In the 70s, Star Wars played out our deepest fears, reflecting evil imagery of Nazism and Communism: unthinking, unfeeling soldiers marching towards universal totalitarianism, threating our democracy. (The stormtroopers’ legendary inability to aim leaves the word at “threatening.”) We knew the enemy. They were easily identified. They were ‘them.’
In contrast, Star Wars’ newest villain is the weird teenager who lives down the street, the one who can’t make friends and plays with guns, whose desperate need for approval makes us all vulnerable. Kylo Ren is, at his core, a school shooter. Our deepest fears have changed. 'They' might be ‘us.’
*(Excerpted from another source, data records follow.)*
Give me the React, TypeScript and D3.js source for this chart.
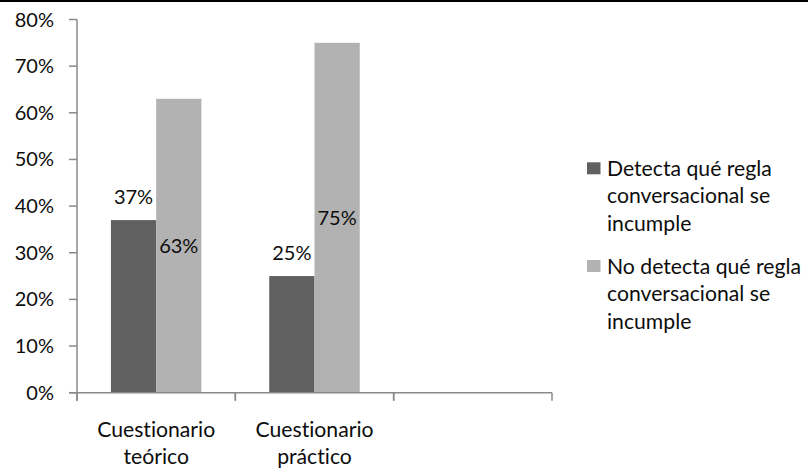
import React from "react";
import * as d3 from "d3";

const categories = ["Cuestionario teórico", "Cuestionario práctico", ""];
const seriesNames = [
  "Detecta qué regla conversacional se incumple",
  "No detecta qué regla conversacional se incumple",
];
const detecta: (number | null)[] = [0.37, 0.25, null];
const noDetecta: (number | null)[] = [0.63, 0.75, null];
const yTicks = [0, 0.1, 0.2, 0.3, 0.4, 0.5, 0.6, 0.7, 0.8];
const legendLines = [
  ["Detecta qué regla", "conversacional se", "incumple"],
  ["No detecta qué regla", "conversacional se", "incumple"],
];
const colors = ["#606060", "#b2b2b2"];

const W = 808;
const H = 472;
const FONT = "Lato, 'Open Sans', sans-serif";
const FS = 20;
const FS_TXT = 21.2;
const TEXT = "#0d0d0d";
const AXIS = "#8a8a8a";

export default function App() {
  const y = d3.scaleLinear().domain([0, 0.8]).range([392.7, 19.5]);
  const x = d3.scaleBand<string>().domain(categories.map((c, i) => String(i))).range([77, 552]).padding(0);
  const inner = d3
    .scaleBand<string>()
    .domain(seriesNames)
    .range([0, x.bandwidth()])
    .paddingInner(0)
    .paddingOuter(0.75);
  const allSeries = [detecta, noDetecta];
  const fmt = d3.format(".0%");
  const y0 = y(0);

  return (
    <svg
      width={W}
      height={H}
      style={{ position: "absolute", left: 0, top: 0, background: "#fff", fontVariantLigatures: "none" }}
      fontFamily={FONT}
    >
      <rect x={0} y={0} width={W} height={H} fill="#fff" />
      <rect x={0} y={0} width={W} height={2} fill="#000" />

      {/* bars */}
      {allSeries.map((vals, si) =>
        vals.map((v, ci) =>
          v == null ? null : (
            <rect
              key={`b${si}-${ci}`}
              x={(x(String(ci)) as number) + (inner(seriesNames[si]) as number)}
              y={y(v)}
              width={inner.bandwidth()}
              height={y0 - y(v)}
              fill={colors[si]}
            />
          )
        )
      )}

      {/* axes */}
      <line x1={77} x2={77} y1={y(0.8)} y2={y0 + 8} stroke={AXIS} strokeWidth={1.5} />
      <line x1={69} x2={552} y1={y0} y2={y0} stroke={AXIS} strokeWidth={1.5} />
      {yTicks.map((t) => (
        <g key={`yt${t}`}>
          <line x1={69} x2={77} y1={y(t)} y2={y(t)} stroke={AXIS} strokeWidth={1.5} />
          <text x={54} y={y(t) + 7} textAnchor="end" fontSize={FS} fill={TEXT}>
            {fmt(t)}
          </text>
        </g>
      ))}
      {categories.map((c, i) => {
        const xs = [x(String(i)) as number, (x(String(i)) as number) + x.bandwidth()];
        return (
          <g key={`xc${i}`}>
            {xs.map((xx, k) => (
              <line key={k} x1={xx} x2={xx} y1={y0} y2={y0 + 8} stroke={AXIS} strokeWidth={1.5} />
            ))}
            {c.split(" ").map((line, li) => (
              <text
                key={li}
                x={(x(String(i)) as number) + x.bandwidth() / 2}
                y={437 + li * 27}
                textAnchor="middle"
                fontSize={FS_TXT}
                fill={TEXT}
              >
                {line}
              </text>
            ))}
          </g>
        );
      })}

      {/* data labels */}
      {allSeries.map((vals, si) =>
        vals.map((v, ci) => {
          if (v == null) return null;
          const cx = (x(String(ci)) as number) + (inner(seriesNames[si]) as number) + inner.bandwidth() / 2;
          const ly = si === 0 ? y(v) - 16 : y(v / 2) + 7;
          return (
            <text key={`l${si}-${ci}`} x={cx} y={ly} textAnchor="middle" fontSize={FS} fill={TEXT}>
              {fmt(v)}
            </text>
          );
        })
      )}

      {/* legend */}
      {legendLines.map((lines, si) => {
        const top = si === 0 ? 162.3 : 260;
        return (
          <g key={`lg${si}`}>
            <rect x={587} y={top} width={13.5} height={12} fill={colors[si]} />
            {lines.map((ln, li) => (
              <text key={li} x={607} y={top + 13.5 + li * 27.5} fontSize={FS_TXT} fill={TEXT}>
                {ln}
              </text>
            ))}
          </g>
        );
      })}
    </svg>
  );
}
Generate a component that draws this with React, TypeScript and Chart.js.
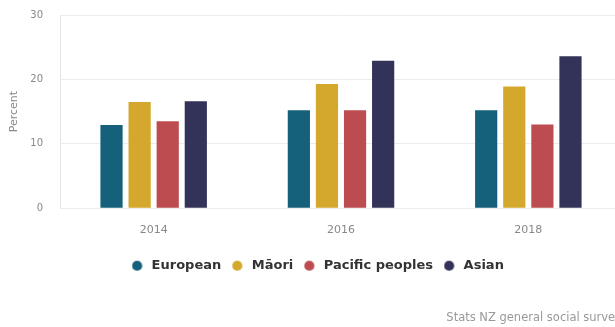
import React, { useEffect, useRef } from "react";
import { Chart, registerables } from "chart.js";

Chart.register(...registerables);

const years = ["2014", "2016", "2018"];
const european = [12.9, 15.2, 15.2];
const maori = [16.5, 19.3, 18.9];
const pacific = [13.5, 15.2, 13.0];
const asian = [16.6, 22.9, 23.6];
const seriesNames = ["European", "Māori", "Pacific peoples", "Asian"];
const seriesColors = ["#15607a", "#d4a82c", "#bc4c50", "#333359"];
const yTicks = [0, 10, 20, 30];
const yTitle = "Percent";
const credit = "Stats NZ general social survey";

const FONT = "'DejaVu Sans', sans-serif";

function dot(color: string) {
  const c = document.createElement("canvas");
  c.width = 14;
  c.height = 12;
  const ctx = c.getContext("2d")!;
  ctx.fillStyle = color;
  ctx.beginPath();
  ctx.arc(5.5, 6, 5.1, 0, Math.PI * 2);
  ctx.fill();
  return c;
}

export default function App() {
  const ref = useRef<HTMLCanvasElement>(null);
  useEffect(() => {
    if (!ref.current) return;
    const values = [european, maori, pacific, asian];
    const dots = seriesColors.map(dot);
    const chart = new Chart(ref.current, {
      type: "bar",
      data: {
        labels: years,
        datasets: seriesNames.map((n, i) => ({
          label: n,
          data: values[i],
          backgroundColor: seriesColors[i],
          borderWidth: 0,
          categoryPercentage: 0.6,
          barPercentage: 0.79,
        })),
      },
      options: {
        animation: false,
        responsive: false,
        maintainAspectRatio: false,
        layout: { padding: { top: 15, right: 4, left: 14, bottom: 2 } },
        plugins: {
          tooltip: { enabled: false },
          legend: {
            position: "bottom",
            labels: {
              usePointStyle: true,
              boxWidth: 13,
              boxHeight: 13,
              padding: 11,
              color: "#333",
              font: { family: FONT, size: 13, weight: "bold" },
              generateLabels: (ch: any) => {
                const items = Chart.defaults.plugins.legend.labels.generateLabels(ch);
                items.forEach((it: any, i: number) => {
                  it.pointStyle = dots[i];
                });
                return items;
              },
            },
          },
          subtitle: {
            display: true,
            text: credit,
            position: "bottom",
            align: "end",
            color: "#999",
            font: { family: FONT, size: 11.5, weight: "normal" },
            padding: { top: 29, bottom: 0 },
          },
        },
        scales: {
          x: {
            grid: { display: false },
            border: { display: false },
            ticks: {
              color: "#888",
              font: { family: FONT, size: 11 },
              padding: 7.5,
            },
            afterFit: (s: any) => {
              s.height = 40;
            },
          },
          y: {
            min: 0,
            max: 30,
            afterBuildTicks: (axis: any) => {
              axis.ticks = yTicks.map((v) => ({ value: v }));
            },
            afterFit: (s: any) => {
              s.width = 46;
              s.paddingTop = 6;
              s.paddingBottom = 6;
            },
            grid: { color: "#ececec", drawTicks: false },
            border: { display: true, color: "#e4e4e4" },
            ticks: {
              color: "#888",
              font: { family: FONT, size: 10 },
              padding: 17,
            },
            title: {
              display: true,
              text: yTitle,
              color: "#888",
              font: { family: FONT, size: 11 },
              padding: { top: -6, bottom: 0 },
            },
          },
        },
      },
    });
    return () => chart.destroy();
  }, []);
  return (
    <div style={{ position: "fixed", left: 0, top: 0, width: 615, height: 327, overflow: "hidden", background: "#fff" }}>
      <canvas ref={ref} width={626} height={327} style={{ display: "block", width: 626, height: 327 }} />
    </div>
  );
}
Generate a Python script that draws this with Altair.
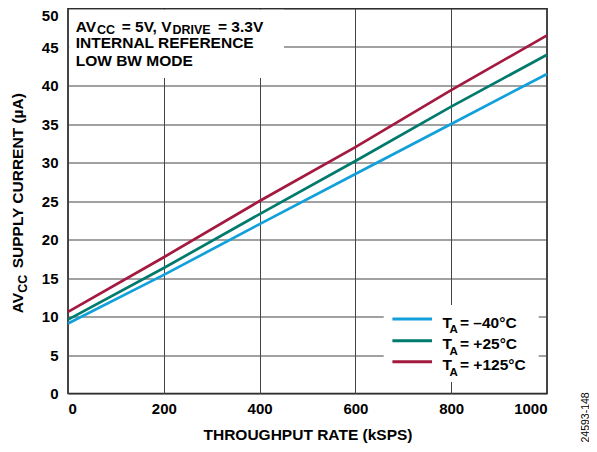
import altair as alt
import pandas as pd

# ---- data ----
rate = [0, 200, 400, 600, 800, 1000]                 # kSPS
i_m40 = [9.1, 15.4, 22.0, 28.5, 35.0, 41.5]          # uA, TA = -40C
i_p25 = [9.6, 16.3, 23.3, 30.2, 37.25, 44.0]         # uA, TA = +25C
i_p125 = [10.6, 17.7, 25.0, 32.0, 39.4, 46.5]        # uA, TA = +125C
series = ["TA = –40°C", "TA = +25°C", "TA = +125°C"]
legend_values = ["= –40°C", "= +25°C", "= +125°C"]
colors = ["#12A0DB", "#007A6C", "#A3193F"]
x_ticks = [0, 200, 400, 600, 800, 1000]
y_ticks = [0, 5, 10, 15, 20, 25, 30, 35, 40, 45, 50]

rows = []
for name, vals in zip(series, [i_m40, i_p25, i_p125]):
    for r, v in zip(rate, vals):
        rows.append({"rate": r, "current": v, "series": name})
df = pd.DataFrame(rows)

FONT = "Arial, Liberation Sans, sans-serif"

lines = alt.Chart(df).mark_line(strokeWidth=2.7).encode(
    x=alt.X("rate:Q", scale=alt.Scale(domain=[0, 1000], nice=False),
            axis=alt.Axis(values=x_ticks, format="d", title="THROUGHPUT RATE (kSPS)")),
    y=alt.Y("current:Q", scale=alt.Scale(domain=[0, 50], nice=False),
            axis=alt.Axis(values=y_ticks, format="d", title=None,
                          labelBaseline={"condition": {"test": "datum.value == 50", "value": "top"},
                                         "value": "middle"})),
    color=alt.Color("series:N", scale=alt.Scale(domain=series, range=colors), legend=None),
    detail="series:N",
)


def txt(s, x, y, size=15.5, angle=0, weight="bold"):
    kw = dict(align="left", baseline="alphabetic", font=FONT, fontSize=size,
              fontWeight=weight, color="black")
    if angle:
        kw["angle"] = angle
    return alt.Chart(pd.DataFrame({"t": [s]})).mark_text(**kw).encode(
        x=alt.value(x), y=alt.value(y), text="t:N")


def box(x1, x2, y1, y2):
    return alt.Chart(pd.DataFrame({"a": [0]})).mark_rect(fill="white", stroke=None).encode(
        x=alt.value(x1), x2=alt.value(x2), y=alt.value(y1), y2=alt.value(y2))


layers = [box(1.2, 216, 1.2, 69.5), box(315.7, 470.7, 296.5, 373.5), lines]

# annotation block
layers += [
    txt("AV", 7.7, 23.2),
    txt("CC", 29, 25.8, size=12.5),
    txt("= 5V, V", 53.7, 23.2),
    txt("DRIVE", 104.5, 25.8, size=12.5),
    txt("= 3.3V", 150, 23.2),
    txt("INTERNAL REFERENCE", 7.7, 39.2),
    txt("LOW BW MODE", 7.7, 57.2),
]

# y axis title (rotated, with subscript)
layers += [
    txt("AV", -45, 304.8, angle=270),
    txt("CC", -41.3, 284.2, size=12.5, angle=270),
    txt("SUPPLY CURRENT (µA)", -45, 259.8, angle=270),
]

# figure id
layers.append(txt("24593-148", 520.5, 434.0, size=10.5, angle=270, weight="normal"))

# custom legend
line_y = [310.5, 332.2, 353.2]
for i, (lab, col) in enumerate(zip(legend_values, colors)):
    ly = line_y[i]
    layers.append(
        alt.Chart(pd.DataFrame({"a": [0]})).mark_rule(strokeWidth=3, color=col).encode(
            x=alt.value(324.4), x2=alt.value(364), y=alt.value(ly))
    )
    layers += [
        txt("T", 374.4, ly + 8.7),
        txt("A", 381.5, ly + 14.3, size=11.5),
        txt(lab, 392, ly + 8.7),
    ]

chart = alt.layer(*layers).properties(
    width=479, height=385,
    padding={"left": 60, "top": 0.5, "right": 42, "bottom": 50},
    autosize=alt.AutoSizeParams(type="none"),
).configure_view(
    stroke="#1a1a1a", strokeWidth=1.6
).configure_axis(
    labelFont=FONT, labelFontSize=15, labelFontWeight="bold", labelColor="black",
    titleFont=FONT, titleFontSize=15.5, titleFontWeight="bold", titleColor="black",
    ticks=False, domain=False, grid=True, gridColor="#444444", gridWidth=1,
).configure_axisX(
    labelPadding=8, titlePadding=11,
).configure_axisY(
    labelPadding=10,
)

chart.save("out.html", embed_options={"renderer": "svg", "actions": False})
And the good/evil dynamic has shifted. Unlike classic Vader, Kylo feels. Yes, he feels a sometimes eye-rolling teenage angst worthy of an 80’s hair-band ballad. But, he feels. And he feels drawn to the light. While our hero, Rey, feels in herself a darkness that terrifies her. The line between good and evil is blurring. The “balance’” the Force, and many of us, seek is expressed in neither complete “dark” nor complete “light’, pure “good” nor pure “evil”.
Balance is equity. Balance requires there be both darkness and light: in the same universe, in the same person. Balance, by definition, can not be obtained by the “good” side winning. The simplicity of good and evil has long been challenged in our storytelling. It’s time for society to catch up.
Westeros builds on this complexity of character. In Westeros, even in the repulsion of insect, there lies true love. Who can deny that Jamie was noble and honorable and brave? He understood that loving Cersei meant no action, even a glorious ride on a blood-stained beach perched on a thundering steed challenging a dragon with a spear, would make him the honorable knight he was born to be. He knowingly forsake that life for her. He understood deeply what she was. He didn’t love her in spite of it; he loved her BECAUSE of it. Is that not the ultimate unconditional love? In Westeros, we had to see Theon’s arrogance and humiliation and cowardice to understand the enormity of his redemption.
In Westeros, we had to love Daenerys’ triumphant rise, be captivated by her mystique, to be betrayed by her heartbreaking decent into madness. We had to love what she was to hate what she would become. A fine line indeed.
There are no scenes in Games of Thrones more complex, more caressed, than the battle scenes. Entire episodes were devoted to capturing the chaos: the dramatic pageantry of battle juxtapositioned against the emptiness of an anticlimactic death; the unexpected brutally of thinking men against the unexpected thinking of brutal men; the indomitable human spirit against the fragility of its body; the high bravery of Lady Mormont’s sacrifice against its flat uselessness. The beauty derives from changing the tempo in the midst of carnage, from playing the pause to feel the impact. Not just the impact on the body, on the battle, on the city, on the earth, but on the soul.
We need every second of Ayra ‘s slow caress of that blood-stained white horse to understand that tenderness need not depart with innocence. We need the pause. To understand deeply not just what was going on in that moment, but to feel how that moment will inform the future decisions of a random young girl standing by a pillar, who we have never before seen and never will see again. The pause lets us imagine her story, her future. She is not an extra. In that pause, she is the central character.
And therein lies our healing. Westeros demands the pause. Westeros would not be Westeros if we gave it less time, if were less devoted. Westeros could not be built in emojis. In our world, we are also not a single action. We are not a single viewpoint. We are not a sound bite. We are not a political party. We are not a single sentence posted on a backlit screen. In our world, we have become accustomed to the quickest, easiest form of communication, making judgements and assumptions without the texture of our story woven as the backdrop. IKR? BRB. SMH.
What if we only saw Twitter-snipets of Game of Thrones? What if we only saw Ayra kill an endangered species? What if we only saw Jon murder his Queen? Or Tyrion kill his father? And, in a galaxy far, far away, what if only saw Luke drop a bomb, destroying a multi-billion dollar tax-payer-funded project? What complexity, what beauty, what story are we missing, especially in the midst of our perceived battles against our perceived enemies, if we don’t play the pause.
If we hold just a few seconds of space, how quickly can a stranger become a main character?
Our storytelling has matured. It has come to demand we slow the tempo, that we play the pause, that we understand characters are both hero and villain, humiliated and victorious, brave and cowardly, gifted with brilliance and burdened with madness.
Might we deem each other, here in our world, interesting enough, worthy enough, valuable enough to play the pause? This is our story. This is our world. We get to choose the ending.